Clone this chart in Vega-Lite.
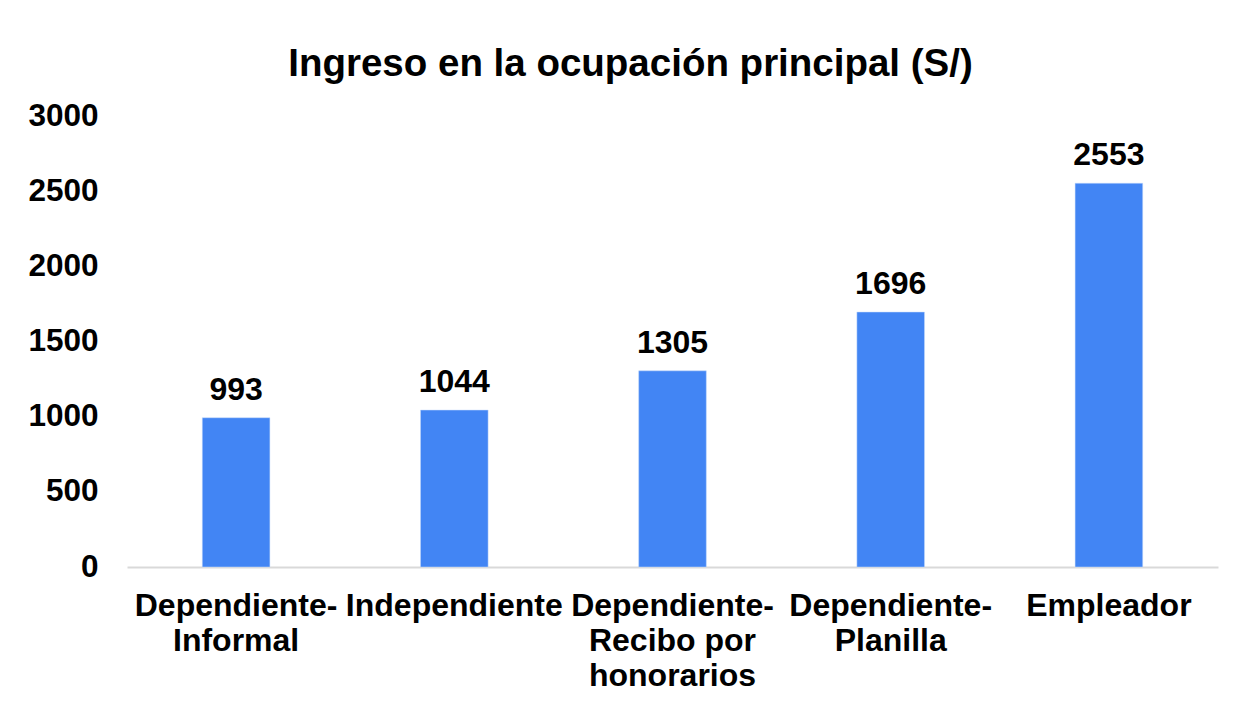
{
  "$schema": "https://vega.github.io/schema/vega-lite/v6.json",
  "width": 1091,
  "height": 451,
  "autosize": {"type": "none"},
  "padding": {"left": 127, "top": 116, "right": 16, "bottom": 137},
  "background": "white",
  "config": {
    "view": {"stroke": null},
    "font": "Liberation Sans"
  },
  "title": {
    "text": "Ingreso en la ocupación principal (S/)",
    "font": "Liberation Sans",
    "fontSize": 38.5,
    "fontWeight": "bold",
    "color": "#000000",
    "anchor": "middle",
    "baseline": "alphabetic",
    "offset": -14,
    "dx": -42
  },
  "data": {
    "values": [
      {"categoria": "Dependiente-|Informal", "ingreso": 993},
      {"categoria": "Independiente", "ingreso": 1044},
      {"categoria": "Dependiente-|Recibo por|honorarios", "ingreso": 1305},
      {"categoria": "Dependiente-|Planilla", "ingreso": 1696},
      {"categoria": "Empleador", "ingreso": 2553}
    ]
  },
  "encoding": {
    "x": {
      "field": "categoria",
      "type": "nominal",
      "sort": null,
      "scale": {"paddingInner": 0.69, "paddingOuter": 0.345},
      "axis": {
        "title": null,
        "labelAngle": 0,
        "labelExpr": "split(datum.label, '|')",
        "labelFont": "Liberation Sans",
        "labelFontSize": 32,
        "labelFontWeight": "bold",
        "labelColor": "#000000",
        "labelLineHeight": 35,
        "labelPadding": 23,
        "labelLimit": 0,
        "ticks": false,
        "domainColor": "#d9d9d9",
        "domainWidth": 2,
        "grid": false
      }
    },
    "y": {
      "field": "ingreso",
      "type": "quantitative",
      "scale": {"domain": [0, 3000]},
      "axis": {
        "title": null,
        "values": [0, 500, 1000, 1500, 2000, 2500, 3000],
        "format": "d",
        "labelFont": "Liberation Sans",
        "labelFontSize": 31.5,
        "labelFontWeight": "bold",
        "labelColor": "#000000",
        "labelPadding": 29,
        "ticks": false,
        "domain": false,
        "grid": false
      }
    }
  },
  "layer": [
    {
      "mark": {"type": "bar", "color": "#4285F4", "stroke": "#c9dcfb", "strokeWidth": 0.5}
    },
    {
      "mark": {
        "type": "text",
        "font": "Liberation Sans",
        "fontSize": 32,
        "fontWeight": "bold",
        "color": "#000000",
        "baseline": "alphabetic",
        "align": "center",
        "dy": -18
      },
      "encoding": {"text": {"field": "ingreso", "type": "quantitative", "format": "d"}}
    }
  ]
}
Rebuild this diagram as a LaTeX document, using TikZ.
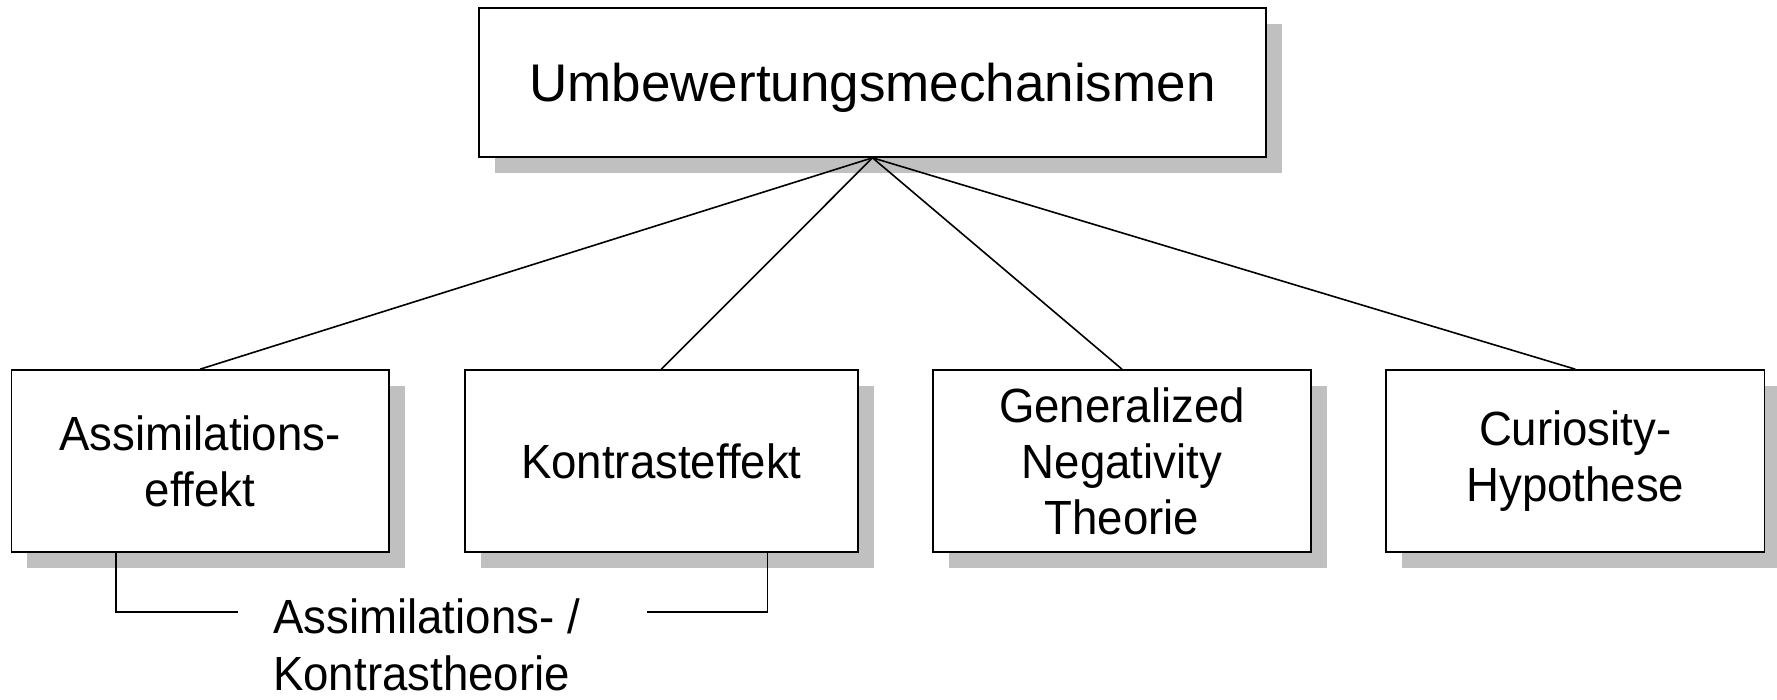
\documentclass[tikz,border=0pt]{standalone}
\usepackage{fontspec}
\setmainfont{Liberation Sans}
\newfontfamily\boxsans[FakeStretch=0.95]{Liberation Sans}
\usetikzlibrary{shadows,calc}
\definecolor{shadowgray}{HTML}{C0C0C0}
\tikzset{
  shadowed/.style={draw=black, line width=1.6pt, fill=white, inner sep=0pt,
    align=center,
    drop shadow={shadow xshift=16pt, shadow yshift=-16pt, fill=shadowgray, opacity=1}},
  topbox/.style={shadowed, minimum width=787pt, minimum height=149pt,
    text depth=0pt, font=\fontsize{53}{60}\selectfont},
  leafbox/.style={shadowed, minimum height=182pt,
    font=\boxsans\fontsize{48}{56}\selectfont},
  link/.style={draw=black, line width=1.6pt},
  caption/.style={inner sep=0pt, align=left, font=\boxsans\fontsize{48}{57}\selectfont}
}
\begin{document}
\begin{tikzpicture}[x=1pt, y=-1pt]
  \useasboundingbox[fill=white] (0,0) rectangle (1777,699);

  % root and the four mechanisms
  \node[topbox] (root) at (872.5,82.5) {Umbewertungsmechanismen};
  \node[leafbox, minimum width=377.4pt] (assim) at (200,461) {Assimilations-\\effekt};
  \node[leafbox, minimum width=393.3pt] (kontr) at (661.4,461) {Kontrasteffekt};
  \node[leafbox, minimum width=378pt] (gnt) at (1122,461) {Generalized\\Negativity\\Theorie};
  \node[leafbox, minimum width=378.6pt] (curio) at (1575.3,461) {Curiosity-\\Hypothese};

  % branches from the root
  \draw[link] (root.south) -- (assim.north);
  \draw[link] (root.south) -- (kontr.north);
  \draw[link] (root.south) -- (gnt.north);
  \draw[link] (root.south) -- (curio.north);

  % bracket joining the two effects under a common theory
  \node[caption, anchor=base west] (theory) at (273,690) {Assimilations- /\\Kontrastheorie};
  \coordinate (lfoot) at ($(assim.south west)+(105.4,0)$);
  \coordinate (rfoot) at ($(kontr.south east)+(-91.3,0)$);
  \coordinate (lend) at (238.3,611.7);
  \coordinate (rend) at (646.7,611.7);
  \draw[link] (lfoot) |- (lend);
  \draw[link] (rfoot) |- (rend);
\end{tikzpicture}
\end{document}
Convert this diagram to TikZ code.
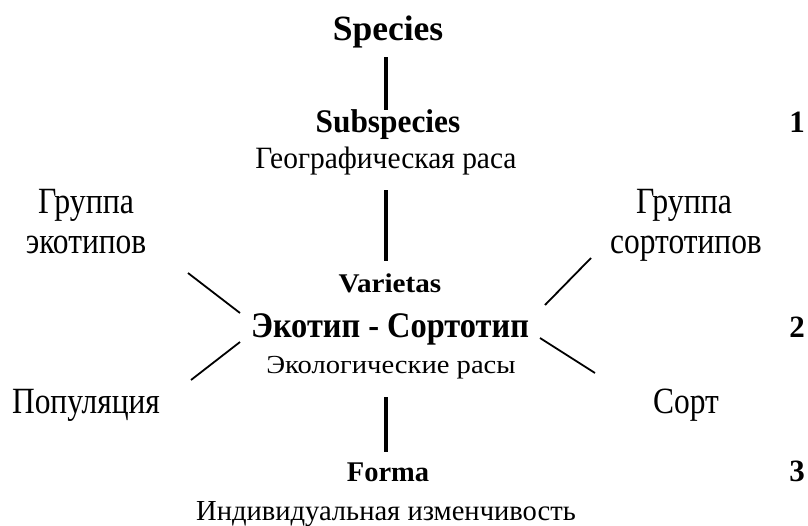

Work instructions ::
Tally the lines in the listing that hold "this" and report the number alone.

The output ::
3